Sushil Modi, former deputy chief minister of Bihar who had also earlier chaired the empowered panel of state finance ministers on GST, says the monthly collection may eventually rise to ₹1.5 lakh crore and beyond. “GST collection will rise even further as leakages have been tightened to a great degree. The use of technology is also playing a role here. I think the monthly collection should cross ₹1.5 lakh crore sometime next fiscal,” he says. Till now, the highest monthly GST figure, ₹1.4 lakh crore, was collected this April.

There has been a distinct shift of market share from informal to formal sector during this pandemic, a reason why the graph on tax collection has ascended so rapidly. Also, large companies have grabbed the market share being vacated by many micro, small and medium enterprises, which have either exited the scene or scaled down their production due to the pandemic.

According to ETIG data, the growth of tax paid during the first half of this fiscal, as compared with the same period two years ago, is over 100% for at least five Nifty 50 companies, e.g. Hindalco Industries (188%), Adani Ports and SEZ (157%), Tata Motors (118%), UPL (117%) and Indian Oil Corporation (107%). The companies which paid 40% or more tax during the same period (as compared with April-September 2019) include Cipla, Infosys, Tech Mahindra, UltraTech Cement, Shree Cement et al. Analysts say that many of these companies are paying a hefty tax because they could curtail expenses during the pandemic, thereby emerging as highly profitable entities.

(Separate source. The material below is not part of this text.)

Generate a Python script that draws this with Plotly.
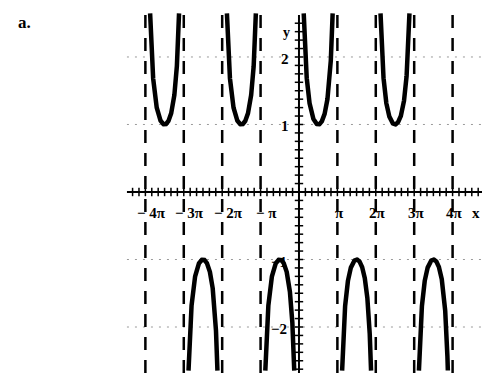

The biggies whose taxes are in negative during the same period include Maruti Suzuki, Bharti Airtel, Coal India, Sun Pharmaceuticals and SBI Life Insurance, according to the same database.

Former CBDT chairman R Prasad argues that the robust tax collection this year is mainly a reflection of the collapse of the informal sector as well as larger companies’ seizing of the space hitherto occupied by several small and medium enterprises. A recent report by SBI Research claimed that the share of the informal economy in India “may have shrunk to no more than 20% from 52% in FY18”. Though most economists agree that the share of the informal sector in India is indeed shrinking, some of them dispute the 20% figure, saying it’s unreasonably low.

Tax experts, however, claim that many small entities that were evading taxes earlier are now forced to pay as returns filed for GST and income tax are matched regularly. If a company underreports its purchases, it will lose out on input credits in the GST. And once a company becomes transparent to take advantage of GST’s benefits, the I-T department will have enough data to match the company’s actual income and expenditure with its direct tax returns.

Says Vasal of Grant Thornton: “An important factor for better tax collection is the increase in compliance due to better monitoring by revenue authorities with the aid of technology and the gradual shift of the informal sector into the formal economy.”

With North Block officials now drawing up the February 1 Budget, the question is whether Finance Minister Nirmala Sitharaman will modify the existing tax rates or introduce new taxes when GoI has been successful in garnering such hefty amounts of tax during this sombre period. Or, will she reduce tax slabs so that there will be more money in the hands of consumers?

Former CBDT chairman Prasad says, “I don’t think the FM will reduce tax rates in the coming budget. She may not tweak taxes at all.”